Written task: Take the line containing "Output the web", the line containing "const binHigh = 1000;", and all lines between them, and transcribe them exactly. Leave out pictures.

++++++++

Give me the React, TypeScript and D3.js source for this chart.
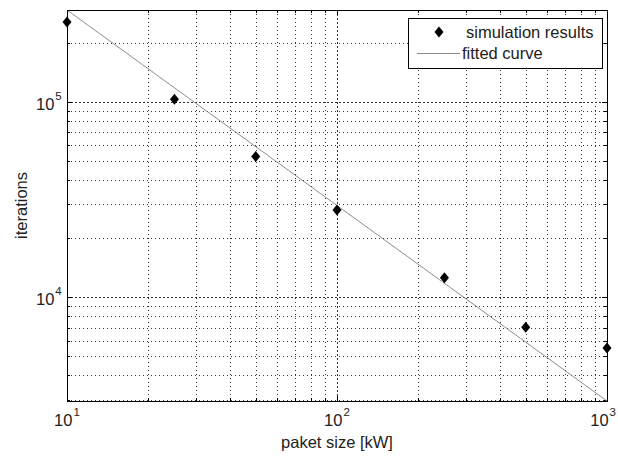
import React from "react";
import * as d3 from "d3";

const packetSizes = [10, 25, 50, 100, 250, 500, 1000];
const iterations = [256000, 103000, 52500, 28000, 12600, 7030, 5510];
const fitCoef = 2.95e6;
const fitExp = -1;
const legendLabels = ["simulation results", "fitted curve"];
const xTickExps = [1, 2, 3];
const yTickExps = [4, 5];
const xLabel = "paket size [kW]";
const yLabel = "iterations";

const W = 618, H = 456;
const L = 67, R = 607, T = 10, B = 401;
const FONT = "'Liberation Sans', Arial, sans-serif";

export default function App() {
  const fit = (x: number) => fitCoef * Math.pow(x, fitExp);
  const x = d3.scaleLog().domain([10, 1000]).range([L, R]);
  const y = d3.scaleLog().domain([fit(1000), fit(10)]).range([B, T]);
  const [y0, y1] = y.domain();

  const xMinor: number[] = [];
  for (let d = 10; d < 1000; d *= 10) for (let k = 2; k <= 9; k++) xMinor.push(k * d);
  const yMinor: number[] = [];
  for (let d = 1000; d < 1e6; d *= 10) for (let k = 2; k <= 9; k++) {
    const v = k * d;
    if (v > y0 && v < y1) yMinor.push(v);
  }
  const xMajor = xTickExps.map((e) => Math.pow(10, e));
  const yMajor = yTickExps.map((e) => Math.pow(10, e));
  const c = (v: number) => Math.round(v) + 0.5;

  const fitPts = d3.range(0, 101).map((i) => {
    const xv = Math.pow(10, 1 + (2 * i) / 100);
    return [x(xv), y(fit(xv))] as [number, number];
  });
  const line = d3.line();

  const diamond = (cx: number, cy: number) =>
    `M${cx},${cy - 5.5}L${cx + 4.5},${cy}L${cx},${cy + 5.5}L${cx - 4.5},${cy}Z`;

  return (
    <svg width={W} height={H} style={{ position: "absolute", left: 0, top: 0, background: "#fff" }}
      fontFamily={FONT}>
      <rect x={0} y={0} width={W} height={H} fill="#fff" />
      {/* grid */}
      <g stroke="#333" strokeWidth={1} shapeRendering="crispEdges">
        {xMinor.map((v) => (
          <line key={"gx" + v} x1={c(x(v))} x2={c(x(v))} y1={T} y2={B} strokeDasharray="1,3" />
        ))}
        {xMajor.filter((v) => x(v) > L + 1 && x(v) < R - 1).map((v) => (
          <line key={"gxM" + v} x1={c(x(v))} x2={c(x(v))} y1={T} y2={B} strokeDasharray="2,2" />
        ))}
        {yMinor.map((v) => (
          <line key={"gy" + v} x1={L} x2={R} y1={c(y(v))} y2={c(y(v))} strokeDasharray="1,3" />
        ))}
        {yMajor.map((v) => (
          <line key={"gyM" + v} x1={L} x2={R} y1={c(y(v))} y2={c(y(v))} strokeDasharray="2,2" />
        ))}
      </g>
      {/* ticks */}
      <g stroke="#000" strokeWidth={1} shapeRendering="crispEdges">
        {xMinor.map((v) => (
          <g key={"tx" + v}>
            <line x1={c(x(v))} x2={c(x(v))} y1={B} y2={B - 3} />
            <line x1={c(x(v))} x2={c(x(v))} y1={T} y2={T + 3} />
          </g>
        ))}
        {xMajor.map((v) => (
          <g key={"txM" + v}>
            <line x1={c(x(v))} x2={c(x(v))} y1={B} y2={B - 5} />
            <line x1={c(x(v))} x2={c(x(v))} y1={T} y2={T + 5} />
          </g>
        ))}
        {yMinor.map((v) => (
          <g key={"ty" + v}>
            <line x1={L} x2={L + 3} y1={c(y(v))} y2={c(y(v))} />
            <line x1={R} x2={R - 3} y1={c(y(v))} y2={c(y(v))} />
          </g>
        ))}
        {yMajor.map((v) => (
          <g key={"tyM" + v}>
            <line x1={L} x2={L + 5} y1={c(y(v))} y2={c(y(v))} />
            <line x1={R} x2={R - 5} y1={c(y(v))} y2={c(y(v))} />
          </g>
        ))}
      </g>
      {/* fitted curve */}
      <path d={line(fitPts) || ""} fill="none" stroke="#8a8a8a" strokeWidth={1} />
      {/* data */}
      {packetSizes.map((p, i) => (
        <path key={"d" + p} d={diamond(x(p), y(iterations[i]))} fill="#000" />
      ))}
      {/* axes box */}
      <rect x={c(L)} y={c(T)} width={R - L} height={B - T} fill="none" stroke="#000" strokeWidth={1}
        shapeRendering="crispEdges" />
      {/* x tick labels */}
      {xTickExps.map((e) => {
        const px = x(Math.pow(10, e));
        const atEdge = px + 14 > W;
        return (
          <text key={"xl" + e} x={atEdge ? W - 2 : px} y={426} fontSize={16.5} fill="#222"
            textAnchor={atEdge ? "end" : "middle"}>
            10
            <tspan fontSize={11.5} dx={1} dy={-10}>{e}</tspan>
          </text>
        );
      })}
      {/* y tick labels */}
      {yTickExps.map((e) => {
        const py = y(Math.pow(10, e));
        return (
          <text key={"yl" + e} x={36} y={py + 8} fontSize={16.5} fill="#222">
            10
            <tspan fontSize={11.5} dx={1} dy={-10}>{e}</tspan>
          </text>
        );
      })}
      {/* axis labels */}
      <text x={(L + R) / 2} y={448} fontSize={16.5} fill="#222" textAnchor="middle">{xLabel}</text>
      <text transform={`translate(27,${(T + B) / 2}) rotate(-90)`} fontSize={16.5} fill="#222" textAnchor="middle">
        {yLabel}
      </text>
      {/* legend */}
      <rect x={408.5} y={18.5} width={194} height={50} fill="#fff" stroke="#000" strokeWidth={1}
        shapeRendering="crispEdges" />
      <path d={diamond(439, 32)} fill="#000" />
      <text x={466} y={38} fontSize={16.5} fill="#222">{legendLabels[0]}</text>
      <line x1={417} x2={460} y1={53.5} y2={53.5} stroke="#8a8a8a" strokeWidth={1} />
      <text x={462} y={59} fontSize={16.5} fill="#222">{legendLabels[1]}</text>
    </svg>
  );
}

++++++++

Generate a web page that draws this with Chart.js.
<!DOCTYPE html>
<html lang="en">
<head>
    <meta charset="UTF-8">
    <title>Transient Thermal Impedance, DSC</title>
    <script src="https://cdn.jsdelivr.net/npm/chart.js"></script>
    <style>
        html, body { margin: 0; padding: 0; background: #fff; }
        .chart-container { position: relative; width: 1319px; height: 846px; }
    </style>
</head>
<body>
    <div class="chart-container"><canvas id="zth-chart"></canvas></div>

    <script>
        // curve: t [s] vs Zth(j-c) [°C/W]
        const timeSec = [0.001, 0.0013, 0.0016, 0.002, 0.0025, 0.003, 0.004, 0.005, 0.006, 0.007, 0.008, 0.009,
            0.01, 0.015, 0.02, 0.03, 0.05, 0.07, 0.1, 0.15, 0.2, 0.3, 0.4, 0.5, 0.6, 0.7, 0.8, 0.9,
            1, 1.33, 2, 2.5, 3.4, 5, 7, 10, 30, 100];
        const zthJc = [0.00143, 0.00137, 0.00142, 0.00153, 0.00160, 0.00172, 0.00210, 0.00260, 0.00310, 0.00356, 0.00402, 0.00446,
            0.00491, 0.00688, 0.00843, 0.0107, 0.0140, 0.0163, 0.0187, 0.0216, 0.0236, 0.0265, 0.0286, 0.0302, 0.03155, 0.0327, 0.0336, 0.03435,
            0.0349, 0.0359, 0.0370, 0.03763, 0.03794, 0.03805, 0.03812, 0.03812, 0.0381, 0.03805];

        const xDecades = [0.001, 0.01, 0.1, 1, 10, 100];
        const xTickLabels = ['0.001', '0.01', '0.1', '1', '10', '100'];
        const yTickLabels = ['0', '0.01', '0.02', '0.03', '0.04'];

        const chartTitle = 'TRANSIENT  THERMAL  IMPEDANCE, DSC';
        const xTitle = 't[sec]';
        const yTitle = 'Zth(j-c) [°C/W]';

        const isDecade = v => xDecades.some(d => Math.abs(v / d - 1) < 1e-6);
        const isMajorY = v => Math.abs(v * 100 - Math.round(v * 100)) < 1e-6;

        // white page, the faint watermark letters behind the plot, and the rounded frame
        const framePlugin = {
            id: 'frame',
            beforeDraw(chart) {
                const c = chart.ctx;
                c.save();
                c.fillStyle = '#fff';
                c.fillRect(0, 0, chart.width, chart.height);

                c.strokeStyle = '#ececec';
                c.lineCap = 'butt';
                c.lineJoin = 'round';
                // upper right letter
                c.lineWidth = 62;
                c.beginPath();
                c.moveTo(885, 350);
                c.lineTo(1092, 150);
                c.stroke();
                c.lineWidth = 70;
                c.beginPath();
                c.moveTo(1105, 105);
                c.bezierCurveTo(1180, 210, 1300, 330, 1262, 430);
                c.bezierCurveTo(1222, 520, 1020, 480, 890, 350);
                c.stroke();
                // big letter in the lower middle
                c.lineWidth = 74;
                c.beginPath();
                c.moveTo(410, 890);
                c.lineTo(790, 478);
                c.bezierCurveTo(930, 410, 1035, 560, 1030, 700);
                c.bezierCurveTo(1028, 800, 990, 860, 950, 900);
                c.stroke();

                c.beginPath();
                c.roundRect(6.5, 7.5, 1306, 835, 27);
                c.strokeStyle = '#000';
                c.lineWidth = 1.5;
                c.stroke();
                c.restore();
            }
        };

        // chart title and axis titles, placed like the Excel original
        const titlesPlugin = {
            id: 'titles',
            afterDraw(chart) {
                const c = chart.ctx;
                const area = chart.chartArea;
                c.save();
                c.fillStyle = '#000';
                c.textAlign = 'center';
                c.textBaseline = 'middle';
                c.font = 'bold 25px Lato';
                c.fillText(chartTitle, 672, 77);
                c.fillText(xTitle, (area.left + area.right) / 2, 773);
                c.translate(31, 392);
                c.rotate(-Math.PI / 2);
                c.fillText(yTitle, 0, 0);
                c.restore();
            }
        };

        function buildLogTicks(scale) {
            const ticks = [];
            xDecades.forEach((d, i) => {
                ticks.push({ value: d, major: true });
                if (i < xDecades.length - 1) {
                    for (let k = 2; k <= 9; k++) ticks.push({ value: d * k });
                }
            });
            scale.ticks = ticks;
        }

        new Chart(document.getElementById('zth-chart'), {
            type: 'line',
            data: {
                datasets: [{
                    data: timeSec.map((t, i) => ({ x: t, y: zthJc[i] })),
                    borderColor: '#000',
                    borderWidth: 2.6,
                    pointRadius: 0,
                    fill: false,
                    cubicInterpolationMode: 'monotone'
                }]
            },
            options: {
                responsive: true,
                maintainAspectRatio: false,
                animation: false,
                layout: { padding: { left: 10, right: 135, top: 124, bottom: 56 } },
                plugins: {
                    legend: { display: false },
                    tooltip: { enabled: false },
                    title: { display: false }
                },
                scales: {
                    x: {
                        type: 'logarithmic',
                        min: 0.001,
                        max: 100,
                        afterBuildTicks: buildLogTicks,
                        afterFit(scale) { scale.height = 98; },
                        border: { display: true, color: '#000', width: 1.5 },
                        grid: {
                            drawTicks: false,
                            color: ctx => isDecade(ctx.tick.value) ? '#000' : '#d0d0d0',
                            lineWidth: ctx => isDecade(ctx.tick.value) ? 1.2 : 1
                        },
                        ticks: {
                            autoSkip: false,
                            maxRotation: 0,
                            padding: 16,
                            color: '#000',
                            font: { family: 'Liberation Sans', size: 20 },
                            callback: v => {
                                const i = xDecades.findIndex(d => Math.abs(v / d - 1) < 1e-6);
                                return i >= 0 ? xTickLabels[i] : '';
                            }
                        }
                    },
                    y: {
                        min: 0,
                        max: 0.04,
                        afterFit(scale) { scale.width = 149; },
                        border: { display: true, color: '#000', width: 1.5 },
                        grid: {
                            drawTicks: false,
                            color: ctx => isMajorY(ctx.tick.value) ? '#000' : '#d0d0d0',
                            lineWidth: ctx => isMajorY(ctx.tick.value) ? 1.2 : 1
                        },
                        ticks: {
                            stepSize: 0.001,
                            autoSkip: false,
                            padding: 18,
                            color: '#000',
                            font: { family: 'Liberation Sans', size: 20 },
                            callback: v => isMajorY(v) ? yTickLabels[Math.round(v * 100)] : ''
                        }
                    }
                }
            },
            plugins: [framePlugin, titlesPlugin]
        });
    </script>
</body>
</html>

++++++++

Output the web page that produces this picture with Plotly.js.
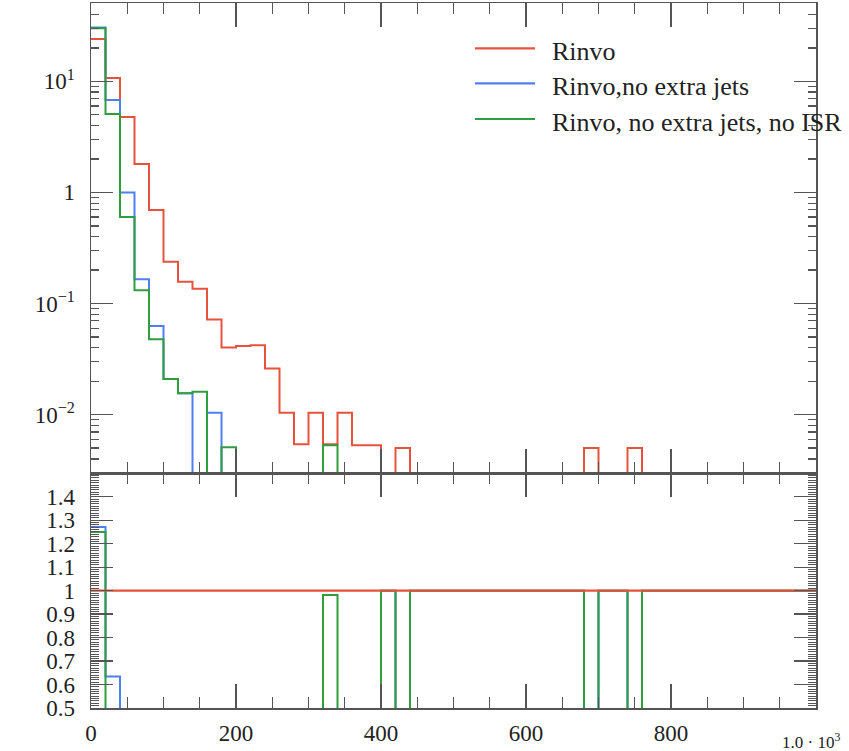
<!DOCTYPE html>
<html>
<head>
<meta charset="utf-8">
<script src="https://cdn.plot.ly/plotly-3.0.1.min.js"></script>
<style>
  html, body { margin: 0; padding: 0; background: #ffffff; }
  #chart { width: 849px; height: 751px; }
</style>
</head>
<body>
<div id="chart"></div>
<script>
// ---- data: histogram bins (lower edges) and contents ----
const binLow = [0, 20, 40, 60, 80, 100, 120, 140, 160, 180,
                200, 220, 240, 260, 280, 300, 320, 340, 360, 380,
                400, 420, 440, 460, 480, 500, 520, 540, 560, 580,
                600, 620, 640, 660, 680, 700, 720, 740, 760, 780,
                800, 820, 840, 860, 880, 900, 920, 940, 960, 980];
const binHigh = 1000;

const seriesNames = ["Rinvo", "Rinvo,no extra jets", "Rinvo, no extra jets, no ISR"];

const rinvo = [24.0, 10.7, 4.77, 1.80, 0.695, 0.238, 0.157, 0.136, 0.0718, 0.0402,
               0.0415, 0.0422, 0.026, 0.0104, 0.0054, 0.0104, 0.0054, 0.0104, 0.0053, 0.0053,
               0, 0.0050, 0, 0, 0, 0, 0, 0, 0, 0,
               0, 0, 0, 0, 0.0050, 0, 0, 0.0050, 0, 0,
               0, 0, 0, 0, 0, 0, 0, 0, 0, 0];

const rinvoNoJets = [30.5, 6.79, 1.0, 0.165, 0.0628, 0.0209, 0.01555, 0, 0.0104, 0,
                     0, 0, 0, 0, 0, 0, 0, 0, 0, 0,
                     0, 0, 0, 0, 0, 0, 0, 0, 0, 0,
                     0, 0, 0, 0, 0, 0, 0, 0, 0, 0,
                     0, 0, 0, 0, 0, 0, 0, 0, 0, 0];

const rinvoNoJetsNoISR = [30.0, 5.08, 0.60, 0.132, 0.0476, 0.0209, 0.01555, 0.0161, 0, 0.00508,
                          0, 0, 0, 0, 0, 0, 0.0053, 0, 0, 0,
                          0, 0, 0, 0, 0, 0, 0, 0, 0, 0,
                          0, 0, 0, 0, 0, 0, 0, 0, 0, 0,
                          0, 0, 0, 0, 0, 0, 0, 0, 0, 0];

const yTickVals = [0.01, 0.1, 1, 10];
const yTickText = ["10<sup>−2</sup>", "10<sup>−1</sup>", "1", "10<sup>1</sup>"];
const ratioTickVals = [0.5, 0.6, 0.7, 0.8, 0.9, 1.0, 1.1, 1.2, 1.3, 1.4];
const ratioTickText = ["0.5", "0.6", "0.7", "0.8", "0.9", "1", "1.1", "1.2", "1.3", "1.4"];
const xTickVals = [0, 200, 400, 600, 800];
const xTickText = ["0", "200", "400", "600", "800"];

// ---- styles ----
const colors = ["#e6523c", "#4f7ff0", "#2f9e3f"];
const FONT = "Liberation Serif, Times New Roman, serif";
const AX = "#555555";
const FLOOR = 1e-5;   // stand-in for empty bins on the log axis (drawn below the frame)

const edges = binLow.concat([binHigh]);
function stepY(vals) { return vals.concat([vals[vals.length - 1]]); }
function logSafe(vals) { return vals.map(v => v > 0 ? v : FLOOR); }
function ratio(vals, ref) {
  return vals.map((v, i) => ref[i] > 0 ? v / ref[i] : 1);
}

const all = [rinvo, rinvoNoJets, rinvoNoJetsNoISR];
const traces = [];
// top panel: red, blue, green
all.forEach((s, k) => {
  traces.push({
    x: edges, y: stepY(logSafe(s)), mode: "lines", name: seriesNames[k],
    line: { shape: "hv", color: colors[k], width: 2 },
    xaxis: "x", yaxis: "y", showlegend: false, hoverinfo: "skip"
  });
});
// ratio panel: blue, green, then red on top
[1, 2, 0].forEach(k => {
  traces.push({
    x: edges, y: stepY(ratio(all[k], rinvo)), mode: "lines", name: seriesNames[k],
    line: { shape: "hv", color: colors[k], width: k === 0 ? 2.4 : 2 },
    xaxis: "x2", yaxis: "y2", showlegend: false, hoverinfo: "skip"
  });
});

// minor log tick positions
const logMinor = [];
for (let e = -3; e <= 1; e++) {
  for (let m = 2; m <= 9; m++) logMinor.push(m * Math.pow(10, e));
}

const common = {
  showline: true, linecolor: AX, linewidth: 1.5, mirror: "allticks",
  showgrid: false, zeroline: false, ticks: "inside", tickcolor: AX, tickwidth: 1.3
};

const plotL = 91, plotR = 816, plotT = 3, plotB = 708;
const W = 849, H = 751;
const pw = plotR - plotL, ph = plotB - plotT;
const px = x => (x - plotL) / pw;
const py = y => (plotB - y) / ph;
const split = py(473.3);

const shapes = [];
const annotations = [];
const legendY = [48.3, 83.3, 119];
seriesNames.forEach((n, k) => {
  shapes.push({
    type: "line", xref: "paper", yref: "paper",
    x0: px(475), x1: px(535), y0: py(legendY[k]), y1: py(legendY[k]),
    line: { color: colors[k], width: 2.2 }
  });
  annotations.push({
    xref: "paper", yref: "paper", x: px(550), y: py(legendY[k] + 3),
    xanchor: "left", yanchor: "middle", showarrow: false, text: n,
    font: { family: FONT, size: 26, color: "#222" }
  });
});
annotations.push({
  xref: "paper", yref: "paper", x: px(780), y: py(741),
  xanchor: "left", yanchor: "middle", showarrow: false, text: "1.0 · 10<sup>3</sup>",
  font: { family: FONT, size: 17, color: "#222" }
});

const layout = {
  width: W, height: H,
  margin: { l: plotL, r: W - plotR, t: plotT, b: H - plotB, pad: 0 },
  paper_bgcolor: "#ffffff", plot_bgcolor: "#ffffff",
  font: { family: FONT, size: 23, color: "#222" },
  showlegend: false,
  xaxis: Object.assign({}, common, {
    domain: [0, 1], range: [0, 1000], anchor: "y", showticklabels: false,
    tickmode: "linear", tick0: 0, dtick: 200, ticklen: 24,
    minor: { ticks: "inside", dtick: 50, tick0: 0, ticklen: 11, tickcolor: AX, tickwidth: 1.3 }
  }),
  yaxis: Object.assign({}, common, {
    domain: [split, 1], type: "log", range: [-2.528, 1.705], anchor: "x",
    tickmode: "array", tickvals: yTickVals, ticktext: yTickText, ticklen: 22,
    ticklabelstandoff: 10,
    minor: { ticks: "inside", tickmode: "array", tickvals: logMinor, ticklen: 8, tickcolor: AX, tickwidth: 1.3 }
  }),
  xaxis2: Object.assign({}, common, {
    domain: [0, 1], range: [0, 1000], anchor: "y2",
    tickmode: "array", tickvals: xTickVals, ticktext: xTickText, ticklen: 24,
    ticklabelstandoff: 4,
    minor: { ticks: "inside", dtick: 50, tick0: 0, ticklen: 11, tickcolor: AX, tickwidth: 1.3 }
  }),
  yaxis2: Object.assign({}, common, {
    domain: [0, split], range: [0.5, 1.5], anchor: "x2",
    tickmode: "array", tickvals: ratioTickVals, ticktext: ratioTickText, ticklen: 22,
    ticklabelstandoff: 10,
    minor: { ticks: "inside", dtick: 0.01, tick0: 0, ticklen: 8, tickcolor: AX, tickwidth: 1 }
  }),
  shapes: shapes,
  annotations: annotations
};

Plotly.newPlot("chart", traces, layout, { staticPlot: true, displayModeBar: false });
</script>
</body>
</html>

++++++++

Task output:
Output the web page that produces this picture with Plotly.js.
<!DOCTYPE html>
<html>
<head>
<meta charset="utf-8">
<script src="https://cdn.plot.ly/plotly-3.0.1.min.js"></script>
<style>
  html, body { margin: 0; padding: 0; background: #ffffff; }
  #chart { width: 849px; height: 751px; }
</style>
</head>
<body>
<div id="chart"></div>
<script>
// ---- data: histogram bins (lower edges) and contents ----
const binLow = [0, 20, 40, 60, 80, 100, 120, 140, 160, 180,
                200, 220, 240, 260, 280, 300, 320, 340, 360, 380,
                400, 420, 440, 460, 480, 500, 520, 540, 560, 580,
                600, 620, 640, 660, 680, 700, 720, 740, 760, 780,
                800, 820, 840, 860, 880, 900, 920, 940, 960, 980];
const binHigh = 1000;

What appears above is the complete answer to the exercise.